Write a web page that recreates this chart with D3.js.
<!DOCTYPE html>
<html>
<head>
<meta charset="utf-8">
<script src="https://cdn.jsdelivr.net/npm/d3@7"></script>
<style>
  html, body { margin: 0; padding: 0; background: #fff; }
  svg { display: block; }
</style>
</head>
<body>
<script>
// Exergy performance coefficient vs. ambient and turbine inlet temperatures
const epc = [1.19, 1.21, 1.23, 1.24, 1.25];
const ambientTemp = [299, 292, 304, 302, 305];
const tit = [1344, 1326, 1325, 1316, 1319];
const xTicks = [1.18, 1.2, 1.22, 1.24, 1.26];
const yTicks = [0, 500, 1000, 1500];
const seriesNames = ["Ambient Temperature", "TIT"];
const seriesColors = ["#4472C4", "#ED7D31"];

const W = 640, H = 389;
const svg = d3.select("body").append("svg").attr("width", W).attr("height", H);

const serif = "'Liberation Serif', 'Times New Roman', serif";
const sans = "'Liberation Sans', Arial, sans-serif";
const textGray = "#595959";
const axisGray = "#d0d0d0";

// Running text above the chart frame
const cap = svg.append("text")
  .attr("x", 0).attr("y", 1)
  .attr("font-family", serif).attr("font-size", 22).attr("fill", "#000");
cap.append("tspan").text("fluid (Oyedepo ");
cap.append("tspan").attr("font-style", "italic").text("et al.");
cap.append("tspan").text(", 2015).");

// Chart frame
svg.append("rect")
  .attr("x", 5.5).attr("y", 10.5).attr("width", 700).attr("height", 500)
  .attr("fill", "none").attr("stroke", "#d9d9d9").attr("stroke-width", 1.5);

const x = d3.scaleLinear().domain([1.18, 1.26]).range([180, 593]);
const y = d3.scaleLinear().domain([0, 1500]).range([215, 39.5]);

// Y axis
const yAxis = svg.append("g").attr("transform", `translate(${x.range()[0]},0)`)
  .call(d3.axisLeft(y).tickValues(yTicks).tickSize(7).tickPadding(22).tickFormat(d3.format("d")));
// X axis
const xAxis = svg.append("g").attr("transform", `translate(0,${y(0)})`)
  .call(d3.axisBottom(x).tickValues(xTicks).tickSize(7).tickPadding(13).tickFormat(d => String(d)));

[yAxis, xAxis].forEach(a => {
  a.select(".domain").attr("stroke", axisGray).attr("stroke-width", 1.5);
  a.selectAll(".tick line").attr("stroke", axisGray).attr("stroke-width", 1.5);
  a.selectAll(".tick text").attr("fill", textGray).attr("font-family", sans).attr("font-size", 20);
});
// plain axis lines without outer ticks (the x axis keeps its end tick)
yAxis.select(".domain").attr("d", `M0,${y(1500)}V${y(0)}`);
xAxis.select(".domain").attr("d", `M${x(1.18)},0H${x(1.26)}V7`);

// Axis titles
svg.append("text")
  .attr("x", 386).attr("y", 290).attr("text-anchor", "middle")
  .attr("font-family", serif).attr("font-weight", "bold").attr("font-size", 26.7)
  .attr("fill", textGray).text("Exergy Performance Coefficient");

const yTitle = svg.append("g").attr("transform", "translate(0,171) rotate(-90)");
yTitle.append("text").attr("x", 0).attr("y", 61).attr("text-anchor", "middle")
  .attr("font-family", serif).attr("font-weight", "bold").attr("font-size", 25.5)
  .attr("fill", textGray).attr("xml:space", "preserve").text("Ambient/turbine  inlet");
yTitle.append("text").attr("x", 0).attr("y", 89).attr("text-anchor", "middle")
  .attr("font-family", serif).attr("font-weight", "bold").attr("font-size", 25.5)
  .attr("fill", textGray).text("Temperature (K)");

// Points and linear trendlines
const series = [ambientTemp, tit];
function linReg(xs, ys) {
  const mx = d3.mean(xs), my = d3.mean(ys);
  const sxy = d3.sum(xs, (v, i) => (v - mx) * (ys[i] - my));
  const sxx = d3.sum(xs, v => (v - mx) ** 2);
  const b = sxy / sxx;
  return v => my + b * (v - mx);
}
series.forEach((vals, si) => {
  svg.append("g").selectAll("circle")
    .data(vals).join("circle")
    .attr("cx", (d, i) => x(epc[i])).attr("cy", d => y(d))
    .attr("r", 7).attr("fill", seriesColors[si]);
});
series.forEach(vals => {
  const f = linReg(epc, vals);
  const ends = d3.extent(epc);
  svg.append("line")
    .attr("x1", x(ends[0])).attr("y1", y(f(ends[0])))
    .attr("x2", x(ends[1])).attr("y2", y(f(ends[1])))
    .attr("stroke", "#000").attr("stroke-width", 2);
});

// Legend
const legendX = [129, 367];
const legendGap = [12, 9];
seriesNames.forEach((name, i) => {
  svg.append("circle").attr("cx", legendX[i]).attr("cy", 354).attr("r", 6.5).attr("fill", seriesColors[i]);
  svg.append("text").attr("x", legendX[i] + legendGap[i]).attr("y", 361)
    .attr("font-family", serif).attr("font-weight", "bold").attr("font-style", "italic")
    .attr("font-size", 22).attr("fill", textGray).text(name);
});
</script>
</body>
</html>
_ _ _ _ _
▶ STATED GOAL
Extract the data in full. Keep it word for word.

▶ RESULT
Write a web page that recreates this chart with D3.js.
<!DOCTYPE html>
<html>
<head>
<meta charset="utf-8">
<script src="https://cdn.jsdelivr.net/npm/d3@7"></script>
<style>
  html, body { margin: 0; padding: 0; background: #fff; }
  svg { display: block; }
</style>
</head>
<body>
<script>
// Exergy performance coefficient vs. ambient and turbine inlet temperatures
const epc = [1.19, 1.21, 1.23, 1.24, 1.25];
const ambientTemp = [299, 292, 304, 302, 305];
const tit = [1344, 1326, 1325, 1316, 1319];
const xTicks = [1.18, 1.2, 1.22, 1.24, 1.26];
const yTicks = [0, 500, 1000, 1500];
const seriesNames = ["Ambient Temperature", "TIT"];
const seriesColors = ["#4472C4", "#ED7D31"];

const W = 640, H = 389;
const svg = d3.select("body").append("svg").attr("width", W).attr("height", H);

const serif = "'Liberation Serif', 'Times New Roman', serif";
const sans = "'Liberation Sans', Arial, sans-serif";
const textGray = "#595959";
const axisGray = "#d0d0d0";

// Running text above the chart frame
const cap = svg.append("text")
  .attr("x", 0).attr("y", 1)
  .attr("font-family", serif).attr("font-size", 22).attr("fill", "#000");
cap.append("tspan").text("fluid (Oyedepo ");
cap.append("tspan").attr("font-style", "italic").text("et al.");
cap.append("tspan").text(", 2015).");

// Chart frame
svg.append("rect")
  .attr("x", 5.5).attr("y", 10.5).attr("width", 700).attr("height", 500)
  .attr("fill", "none").attr("stroke", "#d9d9d9").attr("stroke-width", 1.5);

const x = d3.scaleLinear().domain([1.18, 1.26]).range([180, 593]);
const y = d3.scaleLinear().domain([0, 1500]).range([215, 39.5]);

// Y axis
const yAxis = svg.append("g").attr("transform", `translate(${x.range()[0]},0)`)
  .call(d3.axisLeft(y).tickValues(yTicks).tickSize(7).tickPadding(22).tickFormat(d3.format("d")));
// X axis
const xAxis = svg.append("g").attr("transform", `translate(0,${y(0)})`)
  .call(d3.axisBottom(x).tickValues(xTicks).tickSize(7).tickPadding(13).tickFormat(d => String(d)));

[yAxis, xAxis].forEach(a => {
  a.select(".domain").attr("stroke", axisGray).attr("stroke-width", 1.5);
  a.selectAll(".tick line").attr("stroke", axisGray).attr("stroke-width", 1.5);
  a.selectAll(".tick text").attr("fill", textGray).attr("font-family", sans).attr("font-size", 20);
});
// plain axis lines without outer ticks (the x axis keeps its end tick)
yAxis.select(".domain").attr("d", `M0,${y(1500)}V${y(0)}`);
xAxis.select(".domain").attr("d", `M${x(1.18)},0H${x(1.26)}V7`);

// Axis titles
svg.append("text")
  .attr("x", 386).attr("y", 290).attr("text-anchor", "middle")
  .attr("font-family", serif).attr("font-weight", "bold").attr("font-size", 26.7)
  .attr("fill", textGray).text("Exergy Performance Coefficient");

const yTitle = svg.append("g").attr("transform", "translate(0,171) rotate(-90)");
yTitle.append("text").attr("x", 0).attr("y", 61).attr("text-anchor", "middle")
  .attr("font-family", serif).attr("font-weight", "bold").attr("font-size", 25.5)
  .attr("fill", textGray).attr("xml:space", "preserve").text("Ambient/turbine  inlet");
yTitle.append("text").attr("x", 0).attr("y", 89).attr("text-anchor", "middle")
  .attr("font-family", serif).attr("font-weight", "bold").attr("font-size", 25.5)
  .attr("fill", textGray).text("Temperature (K)");

// Points and linear trendlines
const series = [ambientTemp, tit];
function linReg(xs, ys) {
  const mx = d3.mean(xs), my = d3.mean(ys);
  const sxy = d3.sum(xs, (v, i) => (v - mx) * (ys[i] - my));
  const sxx = d3.sum(xs, v => (v - mx) ** 2);
  const b = sxy / sxx;
  return v => my + b * (v - mx);
}
series.forEach((vals, si) => {
  svg.append("g").selectAll("circle")
    .data(vals).join("circle")
    .attr("cx", (d, i) => x(epc[i])).attr("cy", d => y(d))
    .attr("r", 7).attr("fill", seriesColors[si]);
});
series.forEach(vals => {
  const f = linReg(epc, vals);
  const ends = d3.extent(epc);
  svg.append("line")
    .attr("x1", x(ends[0])).attr("y1", y(f(ends[0])))
    .attr("x2", x(ends[1])).attr("y2", y(f(ends[1])))
    .attr("stroke", "#000").attr("stroke-width", 2);
});

// Legend
const legendX = [129, 367];
const legendGap = [12, 9];
seriesNames.forEach((name, i) => {
  svg.append("circle").attr("cx", legendX[i]).attr("cy", 354).attr("r", 6.5).attr("fill", seriesColors[i]);
  svg.append("text").attr("x", legendX[i] + legendGap[i]).attr("y", 361)
    .attr("font-family", serif).attr("font-weight", "bold").attr("font-style", "italic")
    .attr("font-size", 22).attr("fill", textGray).text(name);
});
</script>
</body>
</html>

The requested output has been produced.